Each line below must be set down exactly; omit any image you find.

--- begin Exercise input ---

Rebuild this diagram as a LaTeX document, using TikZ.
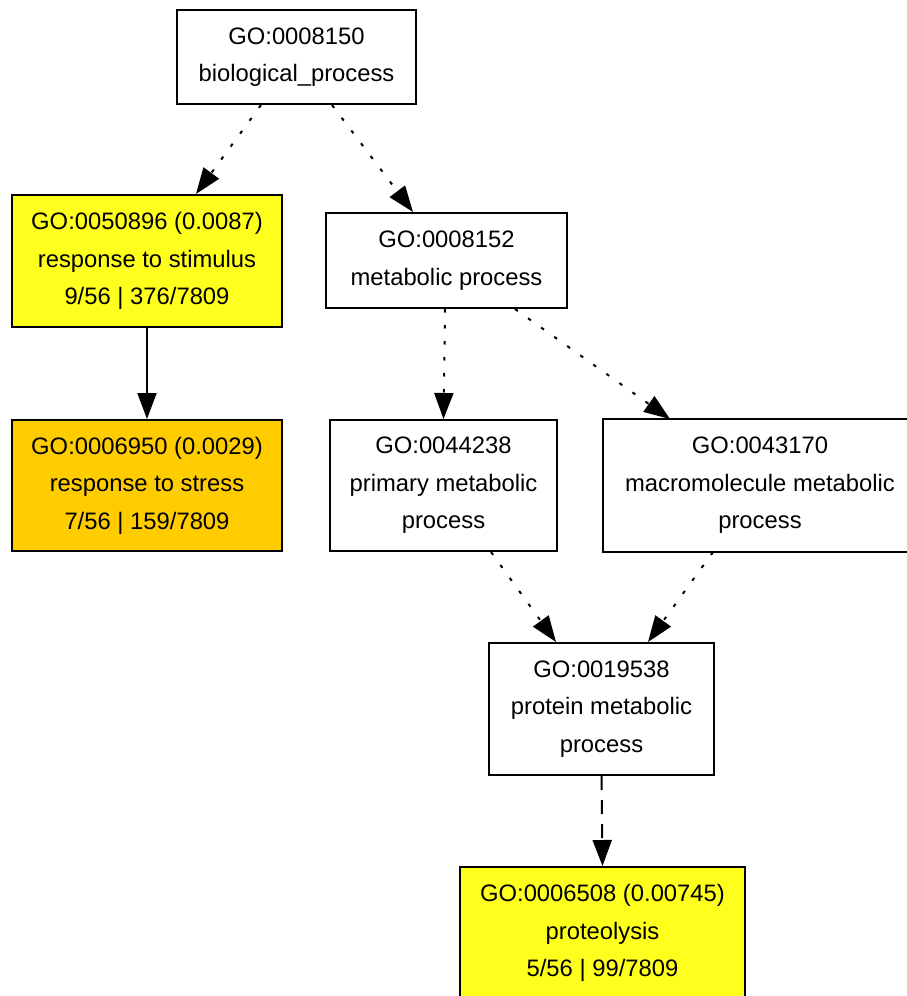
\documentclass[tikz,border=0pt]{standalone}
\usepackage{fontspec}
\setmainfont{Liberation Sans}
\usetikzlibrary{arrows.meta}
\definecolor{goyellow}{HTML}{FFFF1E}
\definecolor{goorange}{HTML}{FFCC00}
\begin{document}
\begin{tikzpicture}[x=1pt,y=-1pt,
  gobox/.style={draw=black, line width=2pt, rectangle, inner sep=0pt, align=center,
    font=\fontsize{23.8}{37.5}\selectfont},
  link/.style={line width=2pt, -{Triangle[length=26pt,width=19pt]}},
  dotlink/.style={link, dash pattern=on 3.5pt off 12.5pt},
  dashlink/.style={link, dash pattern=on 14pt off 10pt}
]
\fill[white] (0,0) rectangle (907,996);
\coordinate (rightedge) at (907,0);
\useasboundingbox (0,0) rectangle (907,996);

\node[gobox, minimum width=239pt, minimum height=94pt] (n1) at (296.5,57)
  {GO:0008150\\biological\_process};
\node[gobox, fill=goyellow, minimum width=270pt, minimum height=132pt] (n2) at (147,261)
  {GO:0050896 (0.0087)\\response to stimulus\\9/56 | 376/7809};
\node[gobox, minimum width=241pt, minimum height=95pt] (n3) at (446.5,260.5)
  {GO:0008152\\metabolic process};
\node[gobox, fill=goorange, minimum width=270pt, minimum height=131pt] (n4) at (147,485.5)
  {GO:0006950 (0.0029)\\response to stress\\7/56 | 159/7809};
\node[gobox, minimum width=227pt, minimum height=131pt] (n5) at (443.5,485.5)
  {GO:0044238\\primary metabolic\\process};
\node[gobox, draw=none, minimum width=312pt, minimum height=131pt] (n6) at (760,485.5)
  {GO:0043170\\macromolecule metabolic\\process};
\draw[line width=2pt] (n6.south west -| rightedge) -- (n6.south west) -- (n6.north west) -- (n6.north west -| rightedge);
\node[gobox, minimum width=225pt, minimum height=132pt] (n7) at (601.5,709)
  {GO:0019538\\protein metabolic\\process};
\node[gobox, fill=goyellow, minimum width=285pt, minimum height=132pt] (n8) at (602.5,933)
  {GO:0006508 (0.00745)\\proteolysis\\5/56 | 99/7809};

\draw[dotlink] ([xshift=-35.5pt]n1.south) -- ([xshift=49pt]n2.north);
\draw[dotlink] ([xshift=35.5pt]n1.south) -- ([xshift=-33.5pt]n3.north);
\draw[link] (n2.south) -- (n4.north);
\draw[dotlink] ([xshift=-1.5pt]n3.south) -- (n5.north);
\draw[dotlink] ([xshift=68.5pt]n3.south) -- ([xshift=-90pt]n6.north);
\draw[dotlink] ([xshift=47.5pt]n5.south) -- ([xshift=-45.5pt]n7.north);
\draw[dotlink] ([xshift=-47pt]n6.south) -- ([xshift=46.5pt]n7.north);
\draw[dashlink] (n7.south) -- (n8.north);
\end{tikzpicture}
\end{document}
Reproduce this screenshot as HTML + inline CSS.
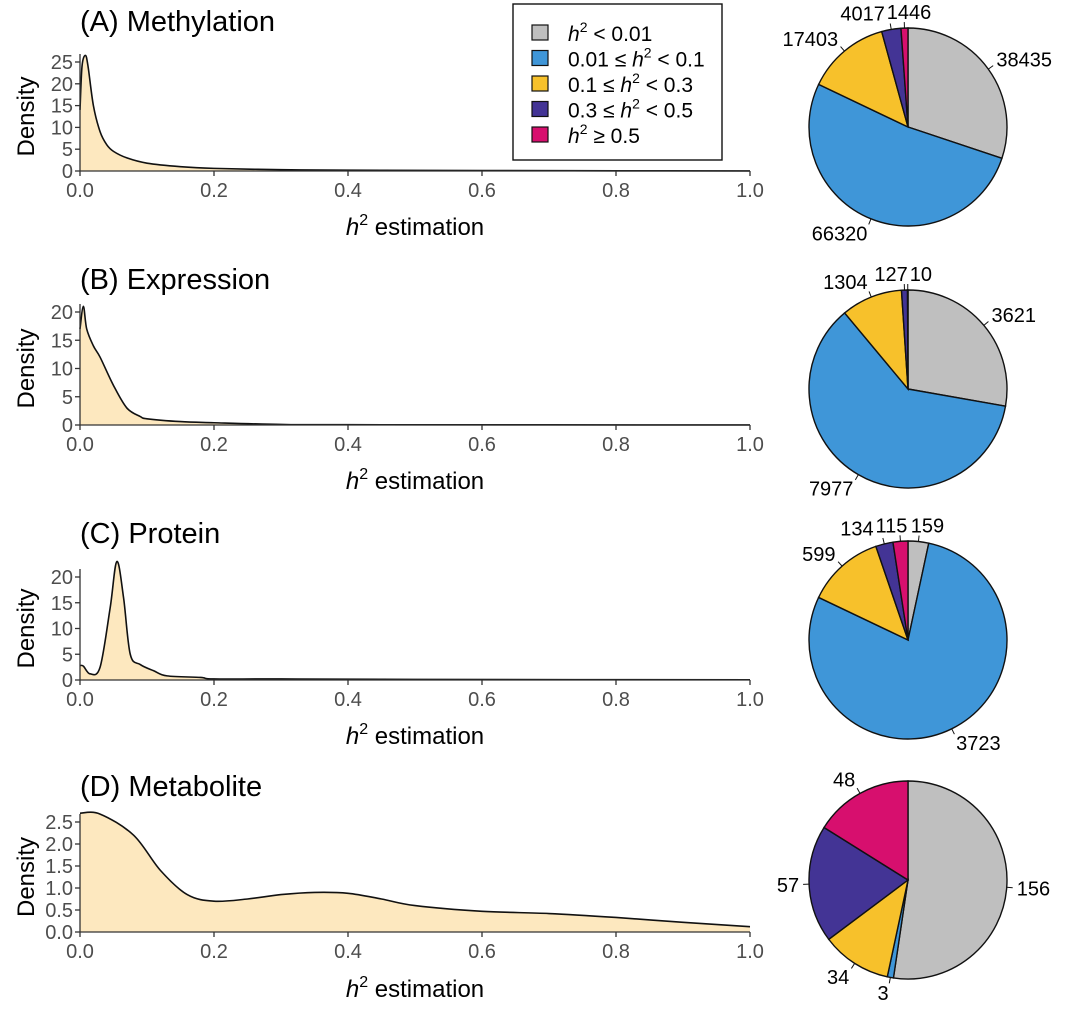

--- end Exercise input ---

• _Result_
Rebuild this diagram as a LaTeX document, using TikZ.
\documentclass[tikz,border=0pt]{standalone}
\usepackage{fontspec}
\setmainfont{Liberation Sans}
\usetikzlibrary{arrows.meta}
\definecolor{goyellow}{HTML}{FFFF1E}
\definecolor{goorange}{HTML}{FFCC00}
\begin{document}
\begin{tikzpicture}[x=1pt,y=-1pt,
  gobox/.style={draw=black, line width=2pt, rectangle, inner sep=0pt, align=center,
    font=\fontsize{23.8}{37.5}\selectfont},
  link/.style={line width=2pt, -{Triangle[length=26pt,width=19pt]}},
  dotlink/.style={link, dash pattern=on 3.5pt off 12.5pt},
  dashlink/.style={link, dash pattern=on 14pt off 10pt}
]
\fill[white] (0,0) rectangle (907,996);
\coordinate (rightedge) at (907,0);
\useasboundingbox (0,0) rectangle (907,996);

\node[gobox, minimum width=239pt, minimum height=94pt] (n1) at (296.5,57)
  {GO:0008150\\biological\_process};
\node[gobox, fill=goyellow, minimum width=270pt, minimum height=132pt] (n2) at (147,261)
  {GO:0050896 (0.0087)\\response to stimulus\\9/56 | 376/7809};
\node[gobox, minimum width=241pt, minimum height=95pt] (n3) at (446.5,260.5)
  {GO:0008152\\metabolic process};
\node[gobox, fill=goorange, minimum width=270pt, minimum height=131pt] (n4) at (147,485.5)
  {GO:0006950 (0.0029)\\response to stress\\7/56 | 159/7809};
\node[gobox, minimum width=227pt, minimum height=131pt] (n5) at (443.5,485.5)
  {GO:0044238\\primary metabolic\\process};
\node[gobox, draw=none, minimum width=312pt, minimum height=131pt] (n6) at (760,485.5)
  {GO:0043170\\macromolecule metabolic\\process};
\draw[line width=2pt] (n6.south west -| rightedge) -- (n6.south west) -- (n6.north west) -- (n6.north west -| rightedge);
\node[gobox, minimum width=225pt, minimum height=132pt] (n7) at (601.5,709)
  {GO:0019538\\protein metabolic\\process};
\node[gobox, fill=goyellow, minimum width=285pt, minimum height=132pt] (n8) at (602.5,933)
  {GO:0006508 (0.00745)\\proteolysis\\5/56 | 99/7809};

\draw[dotlink] ([xshift=-35.5pt]n1.south) -- ([xshift=49pt]n2.north);
\draw[dotlink] ([xshift=35.5pt]n1.south) -- ([xshift=-33.5pt]n3.north);
\draw[link] (n2.south) -- (n4.north);
\draw[dotlink] ([xshift=-1.5pt]n3.south) -- (n5.north);
\draw[dotlink] ([xshift=68.5pt]n3.south) -- ([xshift=-90pt]n6.north);
\draw[dotlink] ([xshift=47.5pt]n5.south) -- ([xshift=-45.5pt]n7.north);
\draw[dotlink] ([xshift=-47pt]n6.south) -- ([xshift=46.5pt]n7.north);
\draw[dashlink] (n7.south) -- (n8.north);
\end{tikzpicture}
\end{document}
Reproduce this screenshot as HTML + inline CSS.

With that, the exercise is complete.